Toyota Tech Keeps Driver in Seat with Hands Off Wheel

9 years, 2 months ago - 21 October 2015, Automotive News
Toyota Tech Keeps Driver in Seat with Hands Off Wheel
With the click of a button, our Toyota test driver lets go of the steering wheel and sits back as the white Lexus GS merges onto the crowded Bayshore Route of Tokyo's Shuto Expressway, weaving between cars and changing lanes in an impressive display of autonomous driving.

Toyota's name for the technology -- Mobility Teammate, with the emphasis on team -- offers a telling insight into how the automaker aims to differentiate itself from rivals in the coming age of self-driving cars.

No hyperbole about driverless convenience, the triumph of super-computer intelligence or the frailty of human judgment. Toyota's vision of the future keeps customers in the driver's seat even if their hands aren't always on the wheel.

"Interactions between drivers and cars should mirror those between close friends who share a common purpose, sometimes watching over each other and sometimes helping each other," Toyota says of its Mobility Teammate system. "This approach acknowledges the utility of automated driving technologies while maintaining the fun experience of driving itself."

Indeed, its Mobility Teammate logo depicts the silhouette of a human and a robot, each with one hand on a steering wheel.

'Fun to drive, again'

The impulse to keep humans in the equation comes straight from the top. Car-guy CEO Akio Toyoda is an accomplished race driver who has dedicated his tenure to spicing up the brand's cars. He is Toyota's No. 1 believer in making cars fun to drive. In fact, Toyota's tag line in Japan is: "Fun to drive, again."

Hence the quandary over autonomous cars: How can they be fun to drive (again) if you just sit there while a computer takes over?

Toyota walks that fine line with its teammate concept.

"The concept has not changed, but our way of explanation has changed," said Ken Koibuchi, general manager in charge of Toyota's autonomous driving program. "How much would be done by automated driving became unclear. So we tried to describe two things in one word.

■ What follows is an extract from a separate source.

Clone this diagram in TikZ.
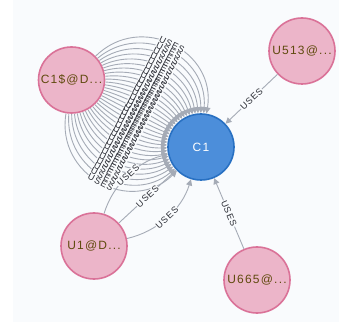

People and the vehicle are teammates."

In practice, though, Toyota's prototype system leaves little for the driver to do, testament to how far the technology has come.

The driver programs the destination into the navigation system and pilots the car, as normal, to the highway on-ramp.

As the car passes through the automatic tollbooth, the autonomous drive function switches into "ready" mode. That's when our driver flicked the button and released his grip.

The car immediately slumped in speed, then suddenly rebounded with a surge of acceleration and charged into traffic, automatically initiating the blinker and merging.

After about five miles, as we were approaching the off-ramp, the car automatically changed lanes again, timing its move to weave between other vehicles in Tokyo's evening rush hour.

Hurdles, hopes

Toyota hopes to deploy the technology around 2020, even though trials on public roads began only in March. Toyota has eight Highway Teammate-modified Lexus GS sedans. Koibuchi's autonomous driving division has 60 engineers in Japan, 20 in North America and 10 in Europe.

Plenty of hurdles, including cost and complexity, remain.

The system uses six lidar sensors, one enormous stereo camera behind the rearview mirror and two millimeter wave radar sensors, one each in front and back.

GPS is a must-have, but the system's biggest limitation is its reliance on ultra-precise mapping. Existing maps simply won't cut it. Toyota's system needs maps so detailed that they reproduce the very size and shape of every lane on the road.

In fact, Toyota had to work with an outside mapping company to develop its own maps for this small stretch of Tokyo highway. Without it, the car wouldn't be able to self-drive there.

Regardless of when Toyota begins to mainstream the technology, one aspect of its marketing is taking shape: Mobility Teammate shouldn't replace the driver; it should make driving more enjoyable.

"The system watches over me. That's more fun," Koibuchi said. "The machine doesn't switch the button to take over from the driver; the driver switches it to hand off to the vehicle."